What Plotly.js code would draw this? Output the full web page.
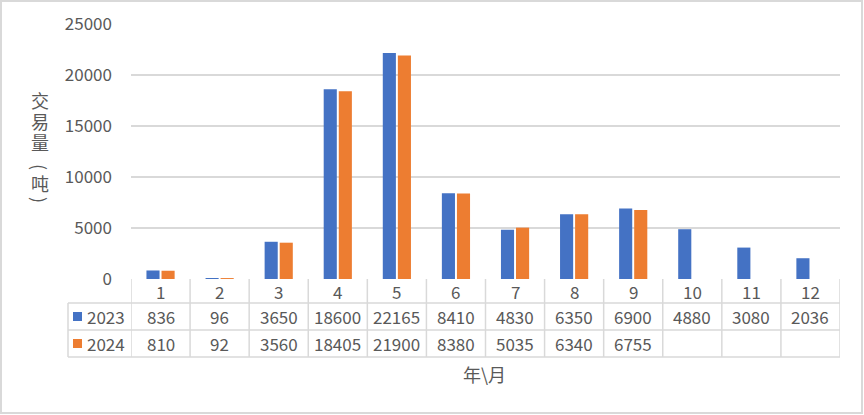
<!DOCTYPE html>
<html><head><meta charset="utf-8">
<script src="https://cdn.plot.ly/plotly-3.0.1.min.js"></script>
<style>html,body{margin:0;padding:0;background:#fff;}#chart{width:864px;height:415px;}</style>
</head><body><div id="chart"></div>
<script>
const months = ['1','2','3','4','5','6','7','8','9','10','11','12'];
const seriesNames = ['2023','2024'];
const values2023 = [836,96,3650,18600,22165,8410,4830,6350,6900,4880,3080,2036];
const values2024 = [810,92,3560,18405,21900,8380,5035,6340,6755,null,null,null];
const yTicks = [0,5000,10000,15000,20000,25000];
const yTitle = '交易量（吨）';
const xTitle = '年\\月';
const colors = ['#4472C4','#ED7D31'];

const W=864,H=415,L=131,R=24,T=24,B=136;
const pw=W-L-R, ph=H-T-B;
const fx=px=>(px-L)/pw, fy=py=>(H-B-py)/ph;
const txt='#595959', grid='#d9d9d9';
const FONT='"Noto Sans CJK SC", "Liberation Sans", sans-serif';

const traces=[
 {type:'bar',x:months,y:values2023,name:seriesNames[0],marker:{color:colors[0]},hoverinfo:'none'},
 {type:'bar',x:months,y:values2024,name:seriesNames[1],marker:{color:colors[1]},hoverinfo:'none'}
];

const shapes=[];
const ann=[];
const lw=1.5;
shapes.push({type:'rect',xref:'paper',yref:'paper',x0:fx(1),x1:fx(862),y0:fy(1),y1:fy(413),line:{color:grid,width:2}});
[303,330,357].forEach(py=>shapes.push({type:'line',xref:'paper',yref:'paper',x0:fx(68),x1:1,y0:fy(py),y1:fy(py),line:{color:grid,width:lw}}));
for(let i=0;i<=months.length;i++){
  shapes.push({type:'line',xref:'x',yref:'paper',x0:i-0.5,x1:i-0.5,y0:0,y1:fy(357),line:{color:grid,width:lw}});
}
shapes.push({type:'line',xref:'paper',yref:'paper',x0:fx(68),x1:fx(68),y0:fy(303),y1:fy(357),line:{color:grid,width:lw}});
shapes.push({type:'rect',xref:'paper',yref:'paper',x0:fx(73),x1:fx(82),y0:fy(312),y1:fy(321),fillcolor:colors[0],line:{width:0}});
shapes.push({type:'rect',xref:'paper',yref:'paper',x0:fx(73),x1:fx(82),y0:fy(339),y1:fy(348),fillcolor:colors[1],line:{width:0}});

const cellFont={family:FONT,size:17,color:txt};
months.forEach((m,i)=>{
  ann.push({xref:'x',yref:'paper',x:i,y:fy(291),text:m,showarrow:false,xanchor:'center',yanchor:'middle',font:cellFont});
  ann.push({xref:'x',yref:'paper',x:i,y:fy(316.5),text:String(values2023[i]),showarrow:false,xanchor:'center',yanchor:'middle',font:cellFont});
  if(values2024[i]!==null) ann.push({xref:'x',yref:'paper',x:i,y:fy(343.5),text:String(values2024[i]),showarrow:false,xanchor:'center',yanchor:'middle',font:cellFont});
});
ann.push({xref:'paper',yref:'paper',x:fx(85),y:fy(316.5),text:seriesNames[0],showarrow:false,xanchor:'left',yanchor:'middle',font:cellFont});
ann.push({xref:'paper',yref:'paper',x:fx(85),y:fy(343.5),text:seriesNames[1],showarrow:false,xanchor:'left',yanchor:'middle',font:cellFont});
ann.push({xref:'paper',yref:'paper',x:fx(484),y:fy(374),text:xTitle,showarrow:false,xanchor:'center',yanchor:'middle',font:{family:FONT,size:18,color:txt}});
const yChars=Array.from(yTitle).map(c=>c==='（'?'(':(c==='）'?')':c));
const yPos=[100,121,142,167,183,200];
yChars.forEach((c,i)=>{
  const isBr=(c==='('||c===')');
  ann.push({xref:'paper',yref:'paper',x:fx(40),y:fy(yPos[i]),text:c,showarrow:false,xanchor:'center',yanchor:'middle',textangle:isBr?90:0,font:{family:FONT,size:18,color:txt}});
});

const layout={
  width:W,height:H,margin:{l:L,r:R,t:T,b:B,pad:0},
  paper_bgcolor:'#fff',plot_bgcolor:'#fff',
  barmode:'group',bargap:0.49,bargroupgap:0.13,showlegend:false,
  font:{family:FONT,color:txt,size:17},
  xaxis:{type:'category',categoryarray:months,showticklabels:false,showgrid:false,zeroline:false,showline:false,ticks:'',range:[-0.5,11.5]},
  yaxis:{range:[0,25000],tickvals:yTicks,ticktext:yTicks.map(String),showgrid:true,gridcolor:grid,gridwidth:1.5,zeroline:false,showline:false,ticks:'',ticklabelstandoff:18,tickfont:{family:FONT,size:17,color:txt}},
  shapes:shapes,annotations:ann
};
Plotly.newPlot('chart',traces,layout,{staticPlot:true,displayModeBar:false});
</script></body></html>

........

Aim of the task
Output the data above without changes, apart from leaving out the pictures.

The result
What Plotly.js code would draw this? Output the full web page.
<!DOCTYPE html>
<html><head><meta charset="utf-8">
<script src="https://cdn.plot.ly/plotly-3.0.1.min.js"></script>
<style>html,body{margin:0;padding:0;background:#fff;}#chart{width:864px;height:415px;}</style>
</head><body><div id="chart"></div>
<script>
const months = ['1','2','3','4','5','6','7','8','9','10','11','12'];
const seriesNames = ['2023','2024'];
const values2023 = [836,96,3650,18600,22165,8410,4830,6350,6900,4880,3080,2036];
const values2024 = [810,92,3560,18405,21900,8380,5035,6340,6755,null,null,null];
const yTicks = [0,5000,10000,15000,20000,25000];
const yTitle = '交易量（吨）';
const xTitle = '年\\月';
const colors = ['#4472C4','#ED7D31'];

const W=864,H=415,L=131,R=24,T=24,B=136;
const pw=W-L-R, ph=H-T-B;
const fx=px=>(px-L)/pw, fy=py=>(H-B-py)/ph;
const txt='#595959', grid='#d9d9d9';
const FONT='"Noto Sans CJK SC", "Liberation Sans", sans-serif';

const traces=[
 {type:'bar',x:months,y:values2023,name:seriesNames[0],marker:{color:colors[0]},hoverinfo:'none'},
 {type:'bar',x:months,y:values2024,name:seriesNames[1],marker:{color:colors[1]},hoverinfo:'none'}
];

const shapes=[];
const ann=[];
const lw=1.5;
shapes.push({type:'rect',xref:'paper',yref:'paper',x0:fx(1),x1:fx(862),y0:fy(1),y1:fy(413),line:{color:grid,width:2}});
[303,330,357].forEach(py=>shapes.push({type:'line',xref:'paper',yref:'paper',x0:fx(68),x1:1,y0:fy(py),y1:fy(py),line:{color:grid,width:lw}}));
for(let i=0;i<=months.length;i++){
  shapes.push({type:'line',xref:'x',yref:'paper',x0:i-0.5,x1:i-0.5,y0:0,y1:fy(357),line:{color:grid,width:lw}});
}
shapes.push({type:'line',xref:'paper',yref:'paper',x0:fx(68),x1:fx(68),y0:fy(303),y1:fy(357),line:{color:grid,width:lw}});
shapes.push({type:'rect',xref:'paper',yref:'paper',x0:fx(73),x1:fx(82),y0:fy(312),y1:fy(321),fillcolor:colors[0],line:{width:0}});
shapes.push({type:'rect',xref:'paper',yref:'paper',x0:fx(73),x1:fx(82),y0:fy(339),y1:fy(348),fillcolor:colors[1],line:{width:0}});

const cellFont={family:FONT,size:17,color:txt};
months.forEach((m,i)=>{
  ann.push({xref:'x',yref:'paper',x:i,y:fy(291),text:m,showarrow:false,xanchor:'center',yanchor:'middle',font:cellFont});
  ann.push({xref:'x',yref:'paper',x:i,y:fy(316.5),text:String(values2023[i]),showarrow:false,xanchor:'center',yanchor:'middle',font:cellFont});
  if(values2024[i]!==null) ann.push({xref:'x',yref:'paper',x:i,y:fy(343.5),text:String(values2024[i]),showarrow:false,xanchor:'center',yanchor:'middle',font:cellFont});
});
ann.push({xref:'paper',yref:'paper',x:fx(85),y:fy(316.5),text:seriesNames[0],showarrow:false,xanchor:'left',yanchor:'middle',font:cellFont});
ann.push({xref:'paper',yref:'paper',x:fx(85),y:fy(343.5),text:seriesNames[1],showarrow:false,xanchor:'left',yanchor:'middle',font:cellFont});
ann.push({xref:'paper',yref:'paper',x:fx(484),y:fy(374),text:xTitle,showarrow:false,xanchor:'center',yanchor:'middle',font:{family:FONT,size:18,color:txt}});
const yChars=Array.from(yTitle).map(c=>c==='（'?'(':(c==='）'?')':c));
const yPos=[100,121,142,167,183,200];
yChars.forEach((c,i)=>{
  const isBr=(c==='('||c===')');
  ann.push({xref:'paper',yref:'paper',x:fx(40),y:fy(yPos[i]),text:c,showarrow:false,xanchor:'center',yanchor:'middle',textangle:isBr?90:0,font:{family:FONT,size:18,color:txt}});
});

const layout={
  width:W,height:H,margin:{l:L,r:R,t:T,b:B,pad:0},
  paper_bgcolor:'#fff',plot_bgcolor:'#fff',
  barmode:'group',bargap:0.49,bargroupgap:0.13,showlegend:false,
  font:{family:FONT,color:txt,size:17},
  xaxis:{type:'category',categoryarray:months,showticklabels:false,showgrid:false,zeroline:false,showline:false,ticks:'',range:[-0.5,11.5]},
  yaxis:{range:[0,25000],tickvals:yTicks,ticktext:yTicks.map(String),showgrid:true,gridcolor:grid,gridwidth:1.5,zeroline:false,showline:false,ticks:'',ticklabelstandoff:18,tickfont:{family:FONT,size:17,color:txt}},
  shapes:shapes,annotations:ann
};
Plotly.newPlot('chart',traces,layout,{staticPlot:true,displayModeBar:false});
</script></body></html>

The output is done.